» Exercise prompt
Copy everything in the data below exactly except the pictures.

-- start of Material --

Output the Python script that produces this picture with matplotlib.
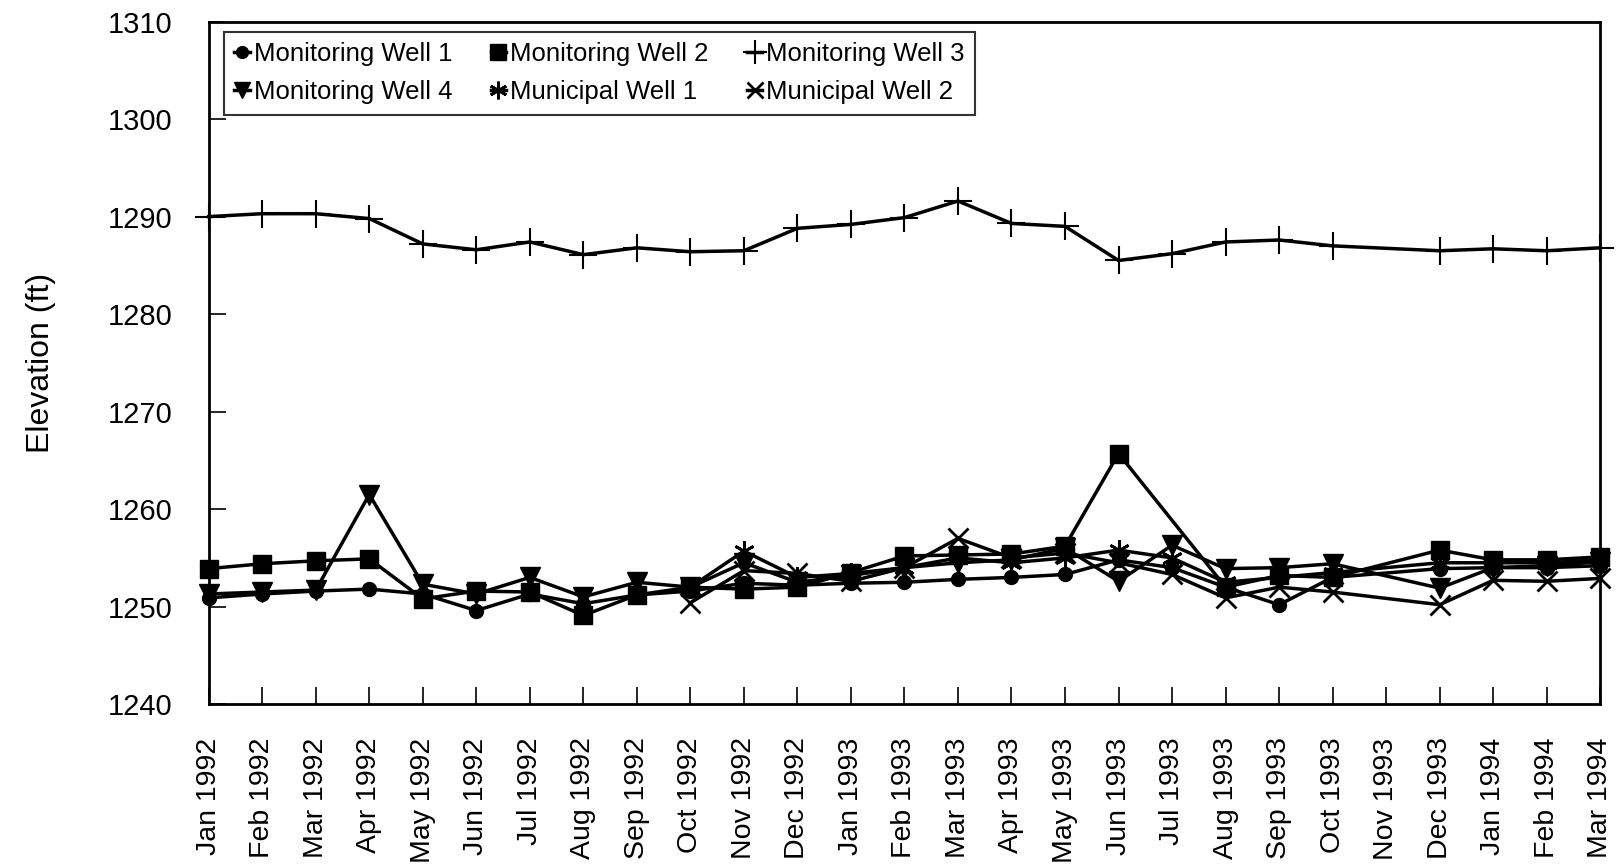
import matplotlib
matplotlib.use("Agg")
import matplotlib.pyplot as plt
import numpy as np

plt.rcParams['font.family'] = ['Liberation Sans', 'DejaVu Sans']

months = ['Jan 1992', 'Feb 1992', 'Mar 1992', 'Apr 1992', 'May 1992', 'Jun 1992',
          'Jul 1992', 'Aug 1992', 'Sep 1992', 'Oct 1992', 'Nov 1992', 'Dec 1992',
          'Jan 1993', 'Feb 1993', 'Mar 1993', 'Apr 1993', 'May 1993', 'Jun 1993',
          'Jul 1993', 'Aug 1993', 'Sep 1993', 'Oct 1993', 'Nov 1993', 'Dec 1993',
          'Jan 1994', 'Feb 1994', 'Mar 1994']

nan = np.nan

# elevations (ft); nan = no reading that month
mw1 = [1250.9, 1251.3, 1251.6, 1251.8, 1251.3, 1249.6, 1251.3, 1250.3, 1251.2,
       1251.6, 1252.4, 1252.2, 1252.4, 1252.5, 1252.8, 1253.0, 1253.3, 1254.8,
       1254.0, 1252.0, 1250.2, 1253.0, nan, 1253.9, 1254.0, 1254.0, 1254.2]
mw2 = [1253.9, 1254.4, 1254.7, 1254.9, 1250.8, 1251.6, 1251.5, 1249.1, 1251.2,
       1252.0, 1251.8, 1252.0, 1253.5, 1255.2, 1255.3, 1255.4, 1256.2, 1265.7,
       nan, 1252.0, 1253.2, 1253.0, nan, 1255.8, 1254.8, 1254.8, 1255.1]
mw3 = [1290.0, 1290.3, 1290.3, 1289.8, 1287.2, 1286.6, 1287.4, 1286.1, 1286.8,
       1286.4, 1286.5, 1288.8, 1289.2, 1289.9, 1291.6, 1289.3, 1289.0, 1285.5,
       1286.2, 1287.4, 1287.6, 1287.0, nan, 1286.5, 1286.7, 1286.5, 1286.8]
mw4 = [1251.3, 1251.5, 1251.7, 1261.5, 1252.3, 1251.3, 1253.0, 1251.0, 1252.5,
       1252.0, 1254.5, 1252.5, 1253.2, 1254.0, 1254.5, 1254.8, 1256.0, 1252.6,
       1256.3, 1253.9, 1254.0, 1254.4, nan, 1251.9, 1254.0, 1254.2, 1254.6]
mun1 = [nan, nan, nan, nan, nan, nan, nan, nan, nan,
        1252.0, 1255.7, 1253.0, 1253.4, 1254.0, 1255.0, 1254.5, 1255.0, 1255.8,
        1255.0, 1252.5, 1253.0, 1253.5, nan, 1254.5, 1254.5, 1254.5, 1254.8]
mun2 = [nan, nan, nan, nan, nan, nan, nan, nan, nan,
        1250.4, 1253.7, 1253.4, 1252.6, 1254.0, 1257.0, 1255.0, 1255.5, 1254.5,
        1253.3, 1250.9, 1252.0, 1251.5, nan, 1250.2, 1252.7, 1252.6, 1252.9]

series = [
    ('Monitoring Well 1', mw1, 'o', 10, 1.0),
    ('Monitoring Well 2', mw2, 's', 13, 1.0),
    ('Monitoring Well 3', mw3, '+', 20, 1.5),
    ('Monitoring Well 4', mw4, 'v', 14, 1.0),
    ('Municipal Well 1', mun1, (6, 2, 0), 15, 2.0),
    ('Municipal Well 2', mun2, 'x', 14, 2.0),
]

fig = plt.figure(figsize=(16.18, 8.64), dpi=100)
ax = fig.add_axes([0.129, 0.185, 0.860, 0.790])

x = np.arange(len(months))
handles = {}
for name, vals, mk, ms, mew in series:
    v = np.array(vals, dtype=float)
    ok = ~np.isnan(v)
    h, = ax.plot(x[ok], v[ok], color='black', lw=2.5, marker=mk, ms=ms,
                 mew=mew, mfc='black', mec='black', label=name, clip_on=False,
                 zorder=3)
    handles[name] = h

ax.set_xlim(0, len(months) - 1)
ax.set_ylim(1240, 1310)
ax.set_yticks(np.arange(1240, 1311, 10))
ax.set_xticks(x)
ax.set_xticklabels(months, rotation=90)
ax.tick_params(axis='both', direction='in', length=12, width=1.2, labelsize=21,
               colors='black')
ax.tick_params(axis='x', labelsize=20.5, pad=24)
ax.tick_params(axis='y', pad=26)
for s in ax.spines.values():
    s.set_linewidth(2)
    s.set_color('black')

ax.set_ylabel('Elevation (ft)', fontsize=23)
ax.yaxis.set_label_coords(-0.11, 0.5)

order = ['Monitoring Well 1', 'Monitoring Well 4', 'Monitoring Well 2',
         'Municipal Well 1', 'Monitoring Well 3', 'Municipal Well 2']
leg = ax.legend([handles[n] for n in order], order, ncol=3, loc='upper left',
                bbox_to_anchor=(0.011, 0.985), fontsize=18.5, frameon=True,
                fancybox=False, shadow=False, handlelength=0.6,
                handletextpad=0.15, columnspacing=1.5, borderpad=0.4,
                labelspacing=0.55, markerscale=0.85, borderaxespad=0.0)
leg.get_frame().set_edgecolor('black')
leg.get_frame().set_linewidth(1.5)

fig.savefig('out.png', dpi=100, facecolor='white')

-- end of Material --

» Exercise result
Output the Python script that produces this picture with matplotlib.
import matplotlib
matplotlib.use("Agg")
import matplotlib.pyplot as plt
import numpy as np

plt.rcParams['font.family'] = ['Liberation Sans', 'DejaVu Sans']

months = ['Jan 1992', 'Feb 1992', 'Mar 1992', 'Apr 1992', 'May 1992', 'Jun 1992',
          'Jul 1992', 'Aug 1992', 'Sep 1992', 'Oct 1992', 'Nov 1992', 'Dec 1992',
          'Jan 1993', 'Feb 1993', 'Mar 1993', 'Apr 1993', 'May 1993', 'Jun 1993',
          'Jul 1993', 'Aug 1993', 'Sep 1993', 'Oct 1993', 'Nov 1993', 'Dec 1993',
          'Jan 1994', 'Feb 1994', 'Mar 1994']

nan = np.nan

# elevations (ft); nan = no reading that month
mw1 = [1250.9, 1251.3, 1251.6, 1251.8, 1251.3, 1249.6, 1251.3, 1250.3, 1251.2,
       1251.6, 1252.4, 1252.2, 1252.4, 1252.5, 1252.8, 1253.0, 1253.3, 1254.8,
       1254.0, 1252.0, 1250.2, 1253.0, nan, 1253.9, 1254.0, 1254.0, 1254.2]
mw2 = [1253.9, 1254.4, 1254.7, 1254.9, 1250.8, 1251.6, 1251.5, 1249.1, 1251.2,
       1252.0, 1251.8, 1252.0, 1253.5, 1255.2, 1255.3, 1255.4, 1256.2, 1265.7,
       nan, 1252.0, 1253.2, 1253.0, nan, 1255.8, 1254.8, 1254.8, 1255.1]
mw3 = [1290.0, 1290.3, 1290.3, 1289.8, 1287.2, 1286.6, 1287.4, 1286.1, 1286.8,
       1286.4, 1286.5, 1288.8, 1289.2, 1289.9, 1291.6, 1289.3, 1289.0, 1285.5,
       1286.2, 1287.4, 1287.6, 1287.0, nan, 1286.5, 1286.7, 1286.5, 1286.8]
mw4 = [1251.3, 1251.5, 1251.7, 1261.5, 1252.3, 1251.3, 1253.0, 1251.0, 1252.5,
       1252.0, 1254.5, 1252.5, 1253.2, 1254.0, 1254.5, 1254.8, 1256.0, 1252.6,
       1256.3, 1253.9, 1254.0, 1254.4, nan, 1251.9, 1254.0, 1254.2, 1254.6]
mun1 = [nan, nan, nan, nan, nan, nan, nan, nan, nan,
        1252.0, 1255.7, 1253.0, 1253.4, 1254.0, 1255.0, 1254.5, 1255.0, 1255.8,
        1255.0, 1252.5, 1253.0, 1253.5, nan, 1254.5, 1254.5, 1254.5, 1254.8]
mun2 = [nan, nan, nan, nan, nan, nan, nan, nan, nan,
        1250.4, 1253.7, 1253.4, 1252.6, 1254.0, 1257.0, 1255.0, 1255.5, 1254.5,
        1253.3, 1250.9, 1252.0, 1251.5, nan, 1250.2, 1252.7, 1252.6, 1252.9]

series = [
    ('Monitoring Well 1', mw1, 'o', 10, 1.0),
    ('Monitoring Well 2', mw2, 's', 13, 1.0),
    ('Monitoring Well 3', mw3, '+', 20, 1.5),
    ('Monitoring Well 4', mw4, 'v', 14, 1.0),
    ('Municipal Well 1', mun1, (6, 2, 0), 15, 2.0),
    ('Municipal Well 2', mun2, 'x', 14, 2.0),
]

fig = plt.figure(figsize=(16.18, 8.64), dpi=100)
ax = fig.add_axes([0.129, 0.185, 0.860, 0.790])

x = np.arange(len(months))
handles = {}
for name, vals, mk, ms, mew in series:
    v = np.array(vals, dtype=float)
    ok = ~np.isnan(v)
    h, = ax.plot(x[ok], v[ok], color='black', lw=2.5, marker=mk, ms=ms,
                 mew=mew, mfc='black', mec='black', label=name, clip_on=False,
                 zorder=3)
    handles[name] = h

ax.set_xlim(0, len(months) - 1)
ax.set_ylim(1240, 1310)
ax.set_yticks(np.arange(1240, 1311, 10))
ax.set_xticks(x)
ax.set_xticklabels(months, rotation=90)
ax.tick_params(axis='both', direction='in', length=12, width=1.2, labelsize=21,
               colors='black')
ax.tick_params(axis='x', labelsize=20.5, pad=24)
ax.tick_params(axis='y', pad=26)
for s in ax.spines.values():
    s.set_linewidth(2)
    s.set_color('black')

ax.set_ylabel('Elevation (ft)', fontsize=23)
ax.yaxis.set_label_coords(-0.11, 0.5)

order = ['Monitoring Well 1', 'Monitoring Well 4', 'Monitoring Well 2',
         'Municipal Well 1', 'Monitoring Well 3', 'Municipal Well 2']
leg = ax.legend([handles[n] for n in order], order, ncol=3, loc='upper left',
                bbox_to_anchor=(0.011, 0.985), fontsize=18.5, frameon=True,
                fancybox=False, shadow=False, handlelength=0.6,
                handletextpad=0.15, columnspacing=1.5, borderpad=0.4,
                labelspacing=0.55, markerscale=0.85, borderaxespad=0.0)
leg.get_frame().set_edgecolor('black')
leg.get_frame().set_linewidth(1.5)

fig.savefig('out.png', dpi=100, facecolor='white')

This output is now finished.